The educational benefits of using contraceptives cannot be underestimated. Apart from giving women the opportunity to pursue their own educational and economic goals, it allows the children within these families to get the most out of education by staying in school for longer and having access to resources that can ensure a better life for them.

Contraceptives such as the birth control pill can reduce the risk of developing certain reproductive cancers.

According to the Guttmacher Institute, using contraceptives such as the birth control pill can reduce the risk of developing certain reproductive cancers and can be used to treat many menstruation-related symptoms and disorders.

The downside – or is it?

This article would be incomplete without mentioning the percentage of women who do not use birth control because of concerns over and experiences with side-effects. The widely used pill is reported to cause weight gain, headaches and migraines, nausea, decreased libido and inter-menstrual bleeding, among other side-effects. Providing proper education at health facilities can help users understand how they can prevent some of these side-effects, which, for many, subside after a while.

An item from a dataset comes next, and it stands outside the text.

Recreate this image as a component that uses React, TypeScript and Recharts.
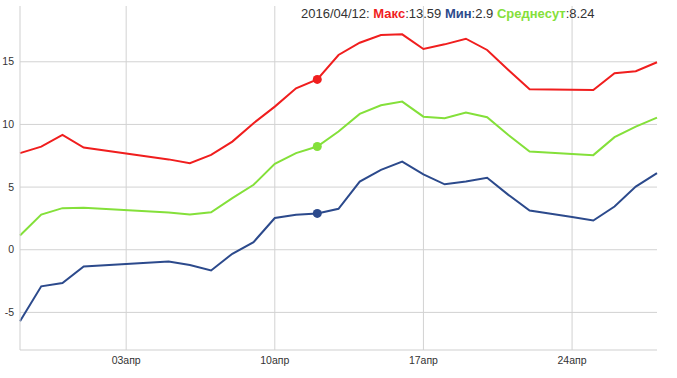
import { LineChart, Line, XAxis, YAxis, CartesianGrid } from "recharts";

// observed days (no readings for 2016-04-02 .. 2016-04-04)
const dates = [
  "2016-03-29", "2016-03-30", "2016-03-31", "2016-04-01",
  "2016-04-05", "2016-04-06", "2016-04-07", "2016-04-08", "2016-04-09", "2016-04-10",
  "2016-04-11", "2016-04-12", "2016-04-13", "2016-04-14", "2016-04-15", "2016-04-16",
  "2016-04-17", "2016-04-18", "2016-04-19", "2016-04-20", "2016-04-21", "2016-04-22",
  "2016-04-23", "2016-04-24", "2016-04-25", "2016-04-26", "2016-04-27", "2016-04-28",
];
const maxTemp = [
  7.71, 8.23, 9.16, 8.15, 7.21, 6.91, 7.57, 8.63, 10.1, 11.42, 12.88, 13.59, 15.54, 16.52,
  17.13, 17.19, 16.02, 16.39, 16.84, 15.94, 14.34, 12.8, 12.78, 12.76, 12.75, 14.08, 14.24, 14.96,
];
const minTemp = [
  -5.71, -2.92, -2.65, -1.33, -0.93, -1.22, -1.65, -0.32, 0.61, 2.53, 2.79, 2.9, 3.27, 5.44,
  6.37, 7.04, 6.02, 5.22, 5.44, 5.74, 4.38, 3.13, 2.87, 2.61, 2.33, 3.45, 5.04, 6.11,
];
const avgTemp = [
  1.14, 2.81, 3.32, 3.35, 2.97, 2.81, 2.99, 4.12, 5.18, 6.85, 7.71, 8.24, 9.43, 10.84,
  11.53, 11.82, 10.62, 10.49, 10.94, 10.57, 9.16, 7.83, 7.74, 7.64, 7.55, 8.98, 9.82, 10.54,
];
const tickDates = ["2016-04-03", "2016-04-10", "2016-04-17", "2016-04-24"];
const tickLabels = ["03апр", "10апр", "17апр", "24апр"];
const yTicks = [-5, 0, 5, 10, 15];
const selectedDate = "2016-04-12";

const RED = "#f01e1e";
const BLUE = "#2c4a8c";
const GREEN = "#84e03a";
const FONT = "'Liberation Sans', Arial, sans-serif";

const DAY = 86400000;
const start = Date.parse(dates[0]);
const toDay = (d: string) => Math.round((Date.parse(d) - start) / DAY);

const chartData = dates.map((d, i) => ({
  day: toDay(d),
  date: d,
  max: maxTemp[i],
  min: minTemp[i],
  avg: avgTemp[i],
}));
const xTicks = tickDates.map(toDay);
const selIdx = dates.indexOf(selectedDate);

const makeDot = (color: string) => (props: any) => {
  const { cx, cy, index } = props;
  if (index !== selIdx) return <g key={`d-${index}`} />;
  return <circle key={`d-${index}`} cx={cx} cy={cy} r={4.5} fill={color} stroke="none" />;
};

export default function App() {
  return (
    <div
      style={{
        position: "absolute",
        left: 0,
        top: 0,
        width: 677,
        height: 378,
        background: "#fff",
        fontFamily: FONT,
      }}
    >
      <LineChart
        width={677}
        height={378}
        data={chartData}
        margin={{ top: 6, right: 20, bottom: 0, left: 0 }}
      >
        <CartesianGrid
          stroke="#d2d2d2"
          strokeWidth={1}
          horizontalValues={yTicks}
          verticalValues={xTicks}
        />
        <XAxis
          dataKey="day"
          type="number"
          domain={[0, 30]}
          ticks={xTicks}
          tickFormatter={(v) => tickLabels[xTicks.indexOf(v)] ?? ""}
          height={28}
          tickSize={0}
          tickMargin={7}
          axisLine={{ stroke: "#cfcfcf" }}
          tick={{ fontSize: 10.5, fill: "#333", fontFamily: FONT }}
        />
        <YAxis
          domain={[-8, 19.45]}
          ticks={yTicks}
          allowDataOverflow
          width={20}
          tickSize={0}
          tickMargin={6}
          axisLine={{ stroke: "#cfcfcf" }}
          tick={{ fontSize: 10.5, fill: "#333", fontFamily: FONT }}
        />
        <Line
          type="linear"
          dataKey="max"
          stroke={RED}
          strokeWidth={2}
          dot={makeDot(RED)}
          activeDot={false}
          isAnimationActive={false}
        />
        <Line
          type="linear"
          dataKey="avg"
          stroke={GREEN}
          strokeWidth={2}
          dot={makeDot(GREEN)}
          activeDot={false}
          isAnimationActive={false}
        />
        <Line
          type="linear"
          dataKey="min"
          stroke={BLUE}
          strokeWidth={2}
          dot={makeDot(BLUE)}
          activeDot={false}
          isAnimationActive={false}
        />
      </LineChart>
      <div
        style={{
          position: "absolute",
          left: 301,
          top: 6,
          fontSize: 13,
          lineHeight: "15px",
          color: "#333",
          whiteSpace: "nowrap",
        }}
      >
        {selectedDate.replace(/-/g, "/")}:{" "}
        <b style={{ color: RED }}>Макс</b>:{maxTemp[selIdx]}{" "}
        <b style={{ color: BLUE }}>Мин</b>:{minTemp[selIdx]}{" "}
        <b style={{ color: GREEN }}>Среднесут</b>:{avgTemp[selIdx]}
      </div>
    </div>
  );
}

Read: “Women can now give up contraceptive methods,” Magufuli tells Tanzanian women

More importantly, it is critical to increase access to contraceptives that can be used by men so that couples can support each other and the burden does not solely fall on the woman. In addition, double protection in the form of condom use is critical – most birth control methods do not protect from sexually transmitted infections.

Is there a downside? No, the benefits outweigh the risks. African governments and their partners should prioritise the health of women and children through the provision of contraceptives. In the long run, the economy will benefit and when there is a need to increase the population it would be because the resources to cater for a population growth are available and women can make informed-empowered decisions.